In one case, an officer stopped a Black man for a broken headlight and ended up searching through his and two passengers’s pockets and inside their shoes, saying “I know it’s invasive man, but you never know, you know?” He found only a pack of gum, cash, receipts, lip balm and Neosporin.
In another incident, officers pulled over a driver who failed to come to a complete stop at a stop sign while on his way to pick up his son from school. They searched his car, detaining him for over an hour, and made jokes about his son waiting to be picked up from school. They did not give him any ticket but did take cash from his car, which the driver reclaimed two years later after suing the police department.

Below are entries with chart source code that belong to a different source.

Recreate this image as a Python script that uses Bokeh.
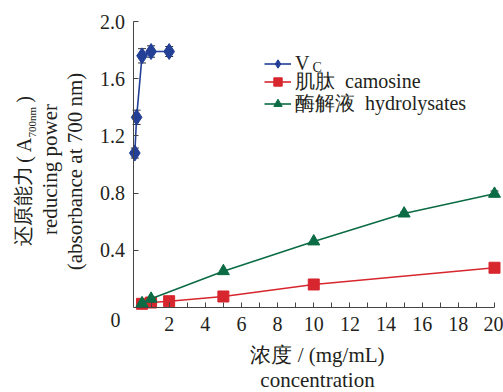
import math
from bokeh.plotting import figure
from bokeh.models import (Range1d, FixedTicker, PrintfTickFormatter, Label, Legend,
                          LegendItem, Whisker, ColumnDataSource, TeeHead)
from bokeh.embed import file_html
from bokeh.resources import INLINE

# ---------------- data ----------------
vc_x = [0.1, 0.2, 0.5, 1, 2]
vc_y = [1.08, 1.33, 1.76, 1.79, 1.79]
vc_err = [0.035, 0.05, 0.05, 0.04, 0.035]

car_x = [0.5, 1, 2, 5, 10, 20]
car_y = [0.026, 0.035, 0.044, 0.077, 0.161, 0.278]

hyd_x = [0.5, 1, 5, 10, 15, 20]
hyd_y = [0.030, 0.061, 0.254, 0.462, 0.657, 0.795]
hyd_err = [0.0, 0.0, 0.0, 0.0, 0.01, 0.02]

x_major = [2, 4, 6, 8, 10, 12, 14, 16, 18, 20]
x_minor = [1, 3, 5, 7, 9, 11, 13, 15, 17, 19]
y_major = [0.4, 0.8, 1.2, 1.6, 2.0]

legend_labels = ["V", "肌肽  camosine", "酶解液  hydrolysates"]

# ---------------- layout ----------------
W, H = 503, 392
X0PX, X20PX = 132.5, 494.0      # canvas px of x=0 and x=20
Y0PX, Y2PX = 307.0, 21.0        # canvas px of y=0 and y=2
sx = (X20PX - X0PX) / 20.0
sy = (Y0PX - Y2PX) / 2.0
x_start = (0 - X0PX) / sx
x_end = (W - X0PX) / sx
y_start = -(H - Y0PX) / sy
y_end = Y0PX / sy


def dx(cx):
    return (cx - X0PX) / sx


def dy(cy):
    return (Y0PX - cy) / sy


SERIF = "Liberation Serif"
INK = "#231f20"
BLUE = "#233f96"
RED = "#d7262e"
GREEN = "#0b6b44"

p = figure(width=W, height=H, output_backend="svg", toolbar_location=None,
           x_range=Range1d(x_start, x_end), y_range=Range1d(y_start, y_end),
           min_border=0, min_border_left=0, min_border_right=0,
           min_border_top=0, min_border_bottom=0)
p.outline_line_color = None
p.xgrid.visible = False
p.ygrid.visible = False
p.background_fill_color = "white"
p.border_fill_color = "white"

xa = p.xaxis[0]
xa.fixed_location = 0
xa.bounds = (0, 20)
xa.ticker = FixedTicker(ticks=x_major, minor_ticks=x_minor)
xa.major_tick_in = 5
xa.major_tick_out = 0
xa.minor_tick_in = 5
xa.minor_tick_out = 0
xa.major_label_standoff = 9
xa.major_label_text_font = SERIF
xa.major_label_text_font_size = "20px"
xa.major_label_text_color = INK
xa.axis_line_color = "#444444"
xa.major_tick_line_color = "#444444"
xa.minor_tick_line_color = "#444444"

ya = p.yaxis[0]
ya.fixed_location = 0
ya.bounds = (0, 2)
ya.ticker = FixedTicker(ticks=y_major, minor_ticks=[])
ya.formatter = PrintfTickFormatter(format="%.1f")
ya.major_tick_in = 5
ya.major_tick_out = 0
ya.minor_tick_line_color = None
ya.major_label_standoff = 8
ya.major_label_text_font = SERIF
ya.major_label_text_font_size = "20px"
ya.major_label_text_color = INK
ya.axis_line_color = "#444444"
ya.major_tick_line_color = "#444444"

# error bars
vc_src = ColumnDataSource(dict(x=vc_x, y=vc_y,
                               lo=[v - e for v, e in zip(vc_y, vc_err)],
                               hi=[v + e for v, e in zip(vc_y, vc_err)]))
hx = [x for x, e in zip(hyd_x, hyd_err) if e > 0]
hy = [y for y, e in zip(hyd_y, hyd_err) if e > 0]
he = [e for e in hyd_err if e > 0]
hyd_err_src = ColumnDataSource(dict(x=hx, lo=[y - e for y, e in zip(hy, he)],
                                    hi=[y + e for y, e in zip(hy, he)]))
for src in (vc_src, hyd_err_src):
    w = Whisker(source=src, base="x", upper="hi", lower="lo",
                line_color="#333333", line_width=1,
                upper_head=TeeHead(size=8, line_color="#333333", line_width=1),
                lower_head=TeeHead(size=8, line_color="#333333", line_width=1))
    p.add_layout(w)

# series
l1 = p.line(vc_x, vc_y, line_color=BLUE, line_width=1.6)
s1 = p.scatter(vc_x, vc_y, marker="diamond", size=16, fill_color=BLUE, line_color=BLUE)
l2 = p.line(car_x, car_y, line_color=RED, line_width=1.6)
s2 = p.scatter(car_x, car_y, marker="square", size=11, fill_color=RED, line_color=RED)
l3 = p.line(hyd_x, hyd_y, line_color=GREEN, line_width=1.6)
s3 = p.scatter(hyd_x, hyd_y, marker="triangle", size=12, fill_color=GREEN, line_color=GREEN)

# one single-row legend per series, so that the rows sit at the reference's spacing
ROW_H = 28
row_anchor = [61, 81, 103]
for lab, rends, cy in zip(legend_labels, [[l1, s1], [l2, s2], [l3, s3]], row_anchor):
    lg = Legend(items=[LegendItem(label=lab, renderers=rends)],
                location=(264, H - (cy + ROW_H / 2)),
                glyph_width=27, glyph_height=21, label_height=21,
                label_standoff=4, spacing=0, padding=0, margin=0,
                border_line_color=None, background_fill_color=None,
                label_text_font=SERIF, label_text_font_size="20px",
                label_text_color=INK)
    p.add_layout(lg)

# subscript C of V_C
p.add_layout(Label(x=dx(312), y=dy(67), text="C", text_font=SERIF,
                   text_font_size="14px", text_color=INK,
                   text_align="left", text_baseline="middle", level="overlay"))

# y origin label
p.add_layout(Label(x=dx(115), y=dy(319), text="0", text_font=SERIF,
                   text_font_size="20px", text_color=INK,
                   text_align="center", text_baseline="middle"))

# x axis title
p.add_layout(Label(x=dx(317), y=dy(354), text="浓度 / (mg/mL)", text_font=SERIF,
                   text_font_size="21px", text_color=INK,
                   text_align="center", text_baseline="middle"))
p.add_layout(Label(x=dx(317), y=dy(379), text="concentration", text_font=SERIF,
                   text_font_size="21px", text_color=INK,
                   text_align="center", text_baseline="middle"))

# y axis title (rotated)
ang = math.pi / 2


def vlabel(cx, cy, text, size, align="center"):
    p.add_layout(Label(x=dx(cx), y=dy(cy), text=text, text_font=SERIF,
                       text_font_size=size, text_color=INK, angle=ang,
                       text_align=align, text_baseline="middle"))


vlabel(23, 245, "还原能力", "19.5px", align="left")
vlabel(23, 159, "(", "20px")
vlabel(23, 144.5, "A", "20px")
vlabel(31, 137, "700nm", "11px", align="left")
vlabel(23, 99, ")", "20px")
vlabel(49, 169, "reducing power", "21px")
vlabel(74, 171, "(absorbance at 700 nm)", "21px")

open("out.html", "w").write(file_html(p, INLINE))
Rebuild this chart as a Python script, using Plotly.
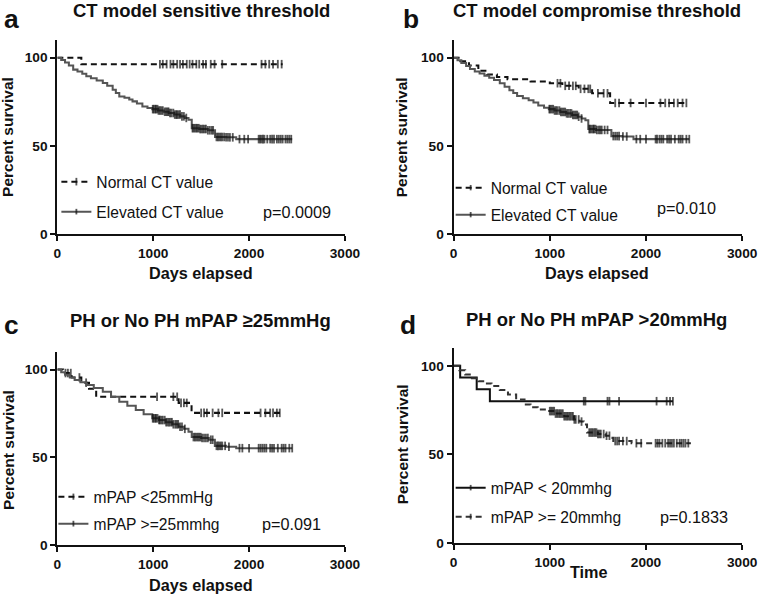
import plotly.graph_objects as go
import bisect

W, H = 762, 595          # reference picture size (all positions below are in these pixels)
FIG_W, FIG_H = 773, 603  # rendered page size (the snapshot is scaled back to W x H)
K = FIG_W / W            # font / pixel scale

# ---------------- data ----------------
# Panel a: CT model sensitive threshold
a_norm_t = [0, 250, 2350]
a_norm_s = [100, 96.3, 96.3]
a_norm_cens = [1070, 1100, 1140, 1180, 1210, 1250, 1280, 1310, 1350, 1380, 1410, 1450, 1480,
               1520, 1550, 1600, 1640, 1720, 2130, 2170, 2210, 2250, 2300, 2340]
a_elev_t = [0, 40, 80, 120, 165, 210, 260, 302, 350, 410, 474, 520, 577, 610, 646, 700, 750, 784,
            830, 887, 940, 990, 1050, 1110, 1162, 1220, 1282, 1330, 1368, 1402, 1480, 1570, 1645,
            1760, 1866, 2450]
a_elev_s = [100, 98.6, 97.2, 95.5, 93.2, 92.1, 90.8, 89.4, 88.3, 87, 85.6, 84, 81.8, 80, 78, 77.2,
            76.2, 75.2, 74, 72.3, 71.5, 70.8, 70, 69.3, 68.6, 67.7, 66.7, 65.8, 64.8, 60, 59.5, 58.8,
            55, 54.8, 53.8, 53.8]
a_elev_cens = [995, 1005, 1020, 1030, 1045, 1055, 1070, 1085, 1100, 1120, 1135, 1150, 1160, 1175,
               1190, 1210, 1225, 1240, 1250, 1265, 1280, 1300, 1320, 1345, 1410, 1420, 1435, 1450,
               1460, 1475, 1490, 1505, 1520, 1535, 1550, 1570, 1590, 1610, 1625, 1660, 1675, 1690,
               1705, 1720, 1740, 1760, 1780, 1800, 1830, 1900, 1950, 1990, 2100, 2115, 2130, 2145,
               2160, 2190, 2220, 2240, 2260, 2290, 2310, 2330, 2350, 2380, 2400, 2420, 2440]
a_p = "p=0.0009"

# Panel b: CT model compromise threshold
b_norm_t = [0, 70, 160, 257, 350, 450, 560, 800, 1000, 1130, 1300, 1440, 1627, 2420]
b_norm_s = [100, 98, 95.5, 92.5, 90.5, 89, 87.8, 86.5, 85.5, 84, 82.3, 79.8, 74.3, 74.3]
b_norm_cens = [1080, 1110, 1160, 1200, 1240, 1270, 1320, 1360, 1400, 1420, 1500, 1560, 1600,
               1680, 1720, 1840, 2000, 2150, 2200, 2240, 2290, 2330, 2380, 2420]
b_elev_t = [0, 40, 80, 130, 170, 220, 270, 320, 370, 420, 480, 530, 580, 620, 660, 720, 780, 830,
            880, 940, 990, 1050, 1110, 1170, 1230, 1290, 1330, 1370, 1400, 1480, 1640, 1750, 1870,
            2450]
b_elev_s = [100, 98.5, 97, 95.3, 93.5, 92.2, 91, 89.8, 88.6, 87.3, 85.5, 83.5, 81.5, 80, 78.2, 77,
            75.8, 74.5, 72.8, 71.6, 70.8, 70, 69.2, 68.4, 67.5, 66.5, 65.5, 64.5, 59.5, 59, 55.5,
            55.3, 53.8, 53.8]
b_elev_cens = [995, 1005, 1020, 1035, 1050, 1065, 1080, 1100, 1115, 1130, 1145, 1160, 1175, 1190,
               1210, 1225, 1240, 1255, 1270, 1285, 1300, 1330, 1410, 1420, 1435, 1450, 1460, 1475,
               1490, 1510, 1525, 1540, 1570, 1600, 1660, 1680, 1700, 1720, 1760, 1800, 1900, 1940,
               2000, 2100, 2115, 2140, 2160, 2180, 2220, 2240, 2260, 2300, 2340, 2360, 2380, 2420,
               2450]
b_p = "p=0.010"

# Panel c: PH or No PH mPAP >=25mmHg
c_norm_t = [0, 60, 150, 250, 330, 405, 1265, 1400, 2330]
c_norm_s = [100, 98, 95.5, 92.5, 89, 84.5, 81, 75.3, 75.3]
c_norm_cens = [85, 110, 140, 230, 300, 1040, 1210, 1250, 1290, 1320, 1350, 1500, 1530, 1560,
               1620, 1680, 1720, 2120, 2170, 2220, 2250, 2290, 2320]
c_elev_t = [0, 40, 80, 130, 180, 240, 302, 380, 474, 560, 646, 730, 818, 900, 990, 1060, 1130,
            1200, 1265, 1320, 1368, 1402, 1500, 1580, 1643, 1760, 1866, 2450]
c_elev_s = [100, 98.5, 97, 95.5, 94, 92.8, 91.2, 89.5, 87.4, 84.5, 81.7, 79.3, 77, 74.5, 72.2, 71.2,
            70, 68.8, 67.4, 66.2, 64.6, 61.5, 61, 60, 56.5, 56, 55.2, 55.2]
c_elev_cens = [995, 1005, 1020, 1030, 1045, 1060, 1070, 1085, 1100, 1120, 1135, 1150, 1165, 1180,
               1195, 1210, 1230, 1245, 1260, 1280, 1300, 1330, 1420, 1435, 1450, 1465, 1480, 1495,
               1510, 1530, 1550, 1570, 1600, 1620, 1660, 1675, 1690, 1705, 1720, 1750, 1790, 1900,
               1930, 2000, 2100, 2120, 2140, 2160, 2180, 2220, 2240, 2260, 2300, 2340, 2360, 2380,
               2420, 2450]
c_p = "p=0.091"

# Panel d: PH or No PH mPAP >20mmHg
d_low_t = [0, 68, 240, 377, 2280]
d_low_s = [100, 93.3, 86.7, 80, 80]
d_low_cens = [1353, 1370, 1600, 1620, 1720, 2110, 2215, 2250, 2280]
d_high_t = [0, 60, 120, 190, 257, 330, 394, 480, 565, 650, 737, 800, 874, 976, 1060, 1150, 1251,
            1310, 1353, 1387, 1500, 1580, 1627, 1660, 1850, 2467]
d_high_s = [100, 97.5, 95, 93, 91.3, 90, 88.5, 86.3, 83.8, 81, 78.1, 76.6, 75.3, 74.4, 73, 71.5,
            69.7, 68.5, 66.9, 62.3, 61.5, 60.5, 59.3, 57.5, 56.3, 56.3]
d_high_cens = [1000, 1015, 1030, 1045, 1060, 1075, 1090, 1105, 1120, 1135, 1150, 1165, 1180, 1195,
               1210, 1225, 1240, 1255, 1270, 1300, 1330, 1410, 1425, 1440, 1455, 1470, 1485, 1500,
               1515, 1530, 1560, 1590, 1620, 1680, 1700, 1720, 1760, 1800, 1900, 1950, 2100, 2120,
               2140, 2170, 2200, 2230, 2250, 2270, 2290, 2320, 2350, 2370, 2390, 2410, 2440]
d_p = "p=0.1833"

titles = ["CT model sensitive threshold", "CT model compromise threshold",
          "PH or No PH mPAP \u226525mmHg", "PH or No PH mPAP >20mmHg"]
letters = ["a", "b", "c", "d"]
xtitles = ["Days elapsed", "Days elapsed", "Days elapsed", "Time"]
ytitle = "Percent survival"
x_ticks = [0, 1000, 2000, 3000]
y_ticks = [0, 50, 100]

# ---------------- layout helpers ----------------
def px(x):
    return x / W


def py(y):
    return 1 - y / H


FONT = "Liberation Sans, Arial, sans-serif"
BLACK = "#111111"
GRAY = "#555555"
DASH = "%dpx,%dpx" % (round(6 * K), round(4 * K))
CENS_SIZE = 6 * K


def merged(ts, ss, cens):
    """Insert censor times into the step curve (same level) and give them tick markers."""
    pts = [(t, s, 0) for t, s in zip(ts, ss)]
    for c in cens:
        i = bisect.bisect_right(ts, c) - 1
        pts.append((c, ss[max(i, 0)], CENS_SIZE))
    pts.sort(key=lambda p: (p[0], p[2]))
    return [p[0] for p in pts], [p[1] for p in pts], [p[2] for p in pts]


fig = go.Figure()

panels = [
    dict(ax="", curves=[(a_norm_t, a_norm_s, a_norm_cens, "Normal CT value", BLACK, DASH),
                        (a_elev_t, a_elev_s, a_elev_cens, "Elevated CT value", GRAY, "solid")],
         xd=(54, 345), yd=(234, 40), p=a_p),
    dict(ax="2", curves=[(b_norm_t, b_norm_s, b_norm_cens, "Normal CT value", BLACK, DASH),
                         (b_elev_t, b_elev_s, b_elev_cens, "Elevated CT value", GRAY, "solid")],
         xd=(455, 747), yd=(234, 40), p=b_p),
    dict(ax="3", curves=[(c_norm_t, c_norm_s, c_norm_cens, "mPAP <25mmHg", BLACK, DASH),
                         (c_elev_t, c_elev_s, c_elev_cens, "mPAP >=25mmhg", GRAY, "solid")],
         xd=(54, 345), yd=(545, 352), p=c_p),
    dict(ax="4", curves=[(d_low_t, d_low_s, d_low_cens, "mPAP < 20mmhg", BLACK, "solid"),
                         (d_high_t, d_high_s, d_high_cens, "mPAP >= 20mmhg", "#333333", DASH)],
         xd=(455, 747), yd=(543, 348), p=d_p),
]

legend_pos = [(96, 182), (96, 212), (495, 188), (495, 215), (93, 497), (93, 524), (495, 488), (495, 517)]
p_pos = [(296, 212), (691, 208), (291, 524), (698, 517)]
title_pos = [(200, 10), (600, 10), (199, 320), (600, 319)]
letter_pos = [(8, 19), (412, 19), (8, 325), (409, 325)]
ytitle_pos = [(4, 137), (403, 137), (4, 450), (403, 444)]
xtitle_pos = [(199, 273), (600, 273), (199, 585), (592, 572)]

annotations = []
li = 0
for k, pn in enumerate(panels):
    ax = pn["ax"]
    xa, ya = "x" + ax, "y" + ax
    for (ts, ss, cens, name, col, dash) in pn["curves"]:
        lname = "legend" if li == 0 else "legend%d" % (li + 1)
        mx, my, ms = merged(ts, ss, cens)
        fig.add_trace(go.Scatter(x=mx, y=my, mode="lines+markers",
                                 line=dict(color=col, width=2 * K, dash=dash, shape="hv"),
                                 marker=dict(symbol="line-ns", size=ms, color=BLACK,
                                             line=dict(color=BLACK, width=1.8 * K)),
                                 name=name, xaxis=xa, yaxis=ya, legend=lname, hoverinfo="skip"))
        lx, ly = legend_pos[li]
        fig.layout[lname] = dict(x=px(lx - 43), y=py(ly), xanchor="left", yanchor="middle",
                                 bgcolor="rgba(0,0,0,0)", borderwidth=0,
                                 font=dict(family=FONT, size=15.4 * K, color=BLACK))
        li += 1
    axis_common = dict(showline=True, linewidth=2 * K, linecolor=BLACK, showgrid=False, zeroline=False,
                       ticks="outside", ticklen=5 * K, tickwidth=2 * K, tickcolor=BLACK,
                       tickfont=dict(family=FONT, size=13.5 * K, color=BLACK, weight="bold"))
    fig.layout["xaxis" + ax] = dict(domain=[px(pn["xd"][0]), px(pn["xd"][1])], range=[0, 3000],
                                    tickvals=x_ticks, anchor=ya, **axis_common)
    fig.layout["yaxis" + ax] = dict(domain=[py(pn["yd"][0]), py(pn["yd"][1])], range=[0, 110],
                                    tickvals=y_ticks, anchor=xa, **axis_common)
    bold = dict(family=FONT, color=BLACK, weight="bold")
    annotations += [
        dict(text=titles[k], x=px(title_pos[k][0]), y=py(title_pos[k][1]), xref="paper", yref="paper",
             showarrow=False, xanchor="center", yanchor="middle", font=dict(size=18.2 * K, **bold)),
        dict(text=letters[k], x=px(letter_pos[k][0]), y=py(letter_pos[k][1]), xref="paper", yref="paper",
             showarrow=False, xanchor="center", yanchor="middle", font=dict(size=26 * K, **bold)),
        dict(text=ytitle, x=px(ytitle_pos[k][0]), y=py(ytitle_pos[k][1]), xref="paper", yref="paper",
             showarrow=False, xanchor="center", yanchor="middle", textangle=-90,
             font=dict(size=15.3 * K, **bold)),
        dict(text=xtitles[k], x=px(xtitle_pos[k][0]), y=py(xtitle_pos[k][1]), xref="paper", yref="paper",
             showarrow=False, xanchor="center", yanchor="middle", font=dict(size=16 * K, **bold)),
        dict(text=pn["p"], x=px(p_pos[k][0]), y=py(p_pos[k][1]), xref="paper", yref="paper",
             showarrow=False, xanchor="center", yanchor="middle",
             font=dict(family=FONT, size=16 * K, color=BLACK)),
    ]

fig.update_layout(width=FIG_W, height=FIG_H, margin=dict(l=0, r=0, t=0, b=0),
                  plot_bgcolor="white", paper_bgcolor="white", annotations=annotations,
                  showlegend=True)

fig.write_html("out.html", config={"displayModeBar": False},
               post_script="document.body.style.margin='0';")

Overall, the report found that Louisville police pull over Black drivers more often than white drivers, and search them more often.
When Black and white drivers were “engaged in similar behavior before the stop, Black drivers were almost 50 percent more likely to be searched than whites,” the investigation found.
The report also notes that Black drivers were almost five times as likely as white drivers to be cited for improper tags, almost four times as likely to be cited for improperly tinted windows, and almost twice as likely to be cited for only having one working headlight.
Moving forward, the Louisville police and city government have agreed to negotiate with the Justice Department toward a consent decree “to ensure sustainable, constitutional and effective public safety and emergency response services in Louisville.” They will work together over the coming months to develop the plan and will hold community meetings with city residents for their input.